11pm – See a band at The Brisbane Hotel
Time to get amongst it. Take a walk up the hill to the Brisbane Hotel, a no-frills rock pub with low ceilings, multiple stages and cheap beers.
The live music here leans towards local punk, progressive, alternative, experimental and metal. It’s your classic old pub with lots of history and character, as seen in the bathroom with layers upon layers of graffiti scribbled across the walls.
1am – Dance at the Grand Poobah
Once acclimatised, continue the festivities at the Grand Poobah. With two separate stages and bar areas upstairs, there’s often an array of things going on at this venue – you might find a karaoke night in one room, an international DJ in the other.
There’s a pool table with lounge seating and disco lighting in one room, and a ping-pong table with booth seating and UV lighting in another. Operating mostly off-the-cuff with unofficial closing times, the Grand Poobah bar is open from Thursday through to Saturday night and sometimes Wednesdays too.

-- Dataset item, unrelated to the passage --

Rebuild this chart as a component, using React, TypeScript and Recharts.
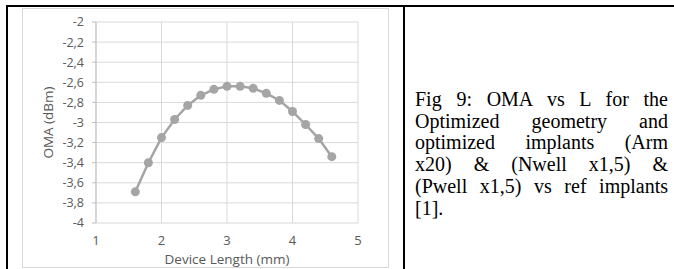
import { LineChart, Line, XAxis, YAxis, CartesianGrid } from 'recharts'

const lengths = [1.6, 1.8, 2.0, 2.2, 2.4, 2.6, 2.8, 3.0, 3.2, 3.4, 3.6, 3.8, 4.0, 4.2, 4.4, 4.6]
const oma = [-3.69, -3.4, -3.15, -2.97, -2.83, -2.73, -2.67, -2.64, -2.64, -2.66, -2.71, -2.78, -2.89, -3.02, -3.16, -3.34]

const xTicks = [1, 2, 3, 4, 5]
const yTicks = [-4, -3.8, -3.6, -3.4, -3.2, -3, -2.8, -2.6, -2.4, -2.2, -2]
const xMinor = [1.2, 1.4, 1.6, 1.8, 2.2, 2.4, 2.6, 2.8, 3.2, 3.4, 3.6, 3.8, 4.2, 4.4, 4.6, 4.8]
// minor horizontal grid every 0.04
const yMinor = Array.from({ length: 51 }, (_, i) => -4 + i * 0.04)

const captionLines = [
  'Fig 9: OMA vs L for the',
  'Optimized geometry and',
  'optimized implants (Arm',
  'x20) & (Nwell x1,5) &',
  '(Pwell x1,5) vs ref implants',
  '[1].',
]

const data = lengths.map((len, i) => ({ len, oma: oma[i] }))

const fmt = (v: number) => String(Math.round(v * 10) / 10).replace('.', ',')

const minorH = ({ yAxis }: any) =>
  yAxis && typeof yAxis.scale === 'function' ? yMinor.map(v => yAxis.scale(v)) : []
const minorV = ({ xAxis }: any) =>
  xAxis && typeof xAxis.scale === 'function' ? xMinor.map(v => xAxis.scale(v)) : []

const font = '"Open Sans", sans-serif'

export default function App() {
  return (
    <div style={{ position: 'absolute', left: 0, top: 0, width: 674, height: 269, background: '#fff', overflow: 'hidden' }}>
      {/* table borders */}
      <div style={{ position: 'absolute', left: 6, top: 5, width: 668, height: 2, background: '#000' }} />
      <div style={{ position: 'absolute', left: 6, top: 5, width: 2, height: 264, background: '#000' }} />
      <div style={{ position: 'absolute', left: 403, top: 5, width: 2, height: 264, background: '#000' }} />

      {/* chart frame */}
      <div style={{ position: 'absolute', left: 22, top: 8, width: 367, height: 260, border: '1px solid #d9d9d9', boxSizing: 'border-box' }} />

      <div style={{ position: 'absolute', left: 22, top: 8 }}>
        <LineChart width={367} height={260} data={data} margin={{ top: 14, right: 31, left: 0, bottom: 0 }}>
          <CartesianGrid stroke="#efefef" horizontalCoordinatesGenerator={minorH} verticalCoordinatesGenerator={minorV} />
          <CartesianGrid stroke="#d9d9d9" />
          <XAxis
            dataKey="len"
            type="number"
            domain={[1, 5]}
            ticks={xTicks}
            interval={0}
            axisLine={false}
            tickLine={false}
            tickSize={0}
            tickMargin={13}
            height={45}
            tick={{ fill: '#595959', fontSize: 13, fontFamily: font }}
            label={{ value: 'Device Length (mm)', position: 'insideBottom', offset: 4, fill: '#595959', fontSize: 13.5, fontFamily: font }}
          />
          <YAxis
            type="number"
            domain={[-4, -2]}
            ticks={yTicks}
            interval={0}
            width={74}
            tickFormatter={fmt}
            axisLine={{ stroke: '#bfbfbf' }}
            tickLine={{ stroke: '#bfbfbf' }}
            tickSize={4}
            tickMargin={8}
            tick={{ fill: '#595959', fontSize: 12.5, fontFamily: font }}
            label={{ value: 'OMA (dBm)', angle: -90, position: 'center', dx: -11, fill: '#595959', fontSize: 13.5, fontFamily: font }}
          />
          <Line
            dataKey="oma"
            stroke="#a5a5a5"
            strokeWidth={2.5}
            dot={{ r: 4.5, fill: '#a5a5a5', stroke: 'none' }}
            activeDot={false}
            isAnimationActive={false}
          />
        </LineChart>
      </div>

      {/* caption */}
      <div style={{ position: 'absolute', left: 415, top: 89, width: 253, fontFamily: '"Liberation Serif", "Times New Roman", serif', fontSize: 20, lineHeight: '21.7px', color: '#000' }}>
        {captionLines.map((t, i) => (
          <div key={i} style={{ textAlign: 'justify', textAlignLast: i < captionLines.length - 1 ? 'justify' : 'left', whiteSpace: 'nowrap' }}>
            {t}
          </div>
        ))}
      </div>
    </div>
  )
}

2am – Sleep at the Alabama Hotel
Owners Kelly Cloake and Aedan Howlett wanted to offer guests something more upscale than a backpackers hostel, but less sterile than a chain hotel. They nailed it with the Alabama.
Opening in 2013, the Alabama Hotel offers a cool and cosy place to stay with 17 private and uniquely decorated twin rooms. Throughout the hotel you’ll see original art (often made by Howlett himself) and vintage furniture pieces. Keeping the prices affordable for its prime location, beautiful decor and friendly staff, each floor of the building features shared male and female bathroom facilities. There’s also a communal lounge area with a coffee machine, record player and interesting collection of books to read. The Alabama also houses the city’s only publicly accessible balcony terrace bar.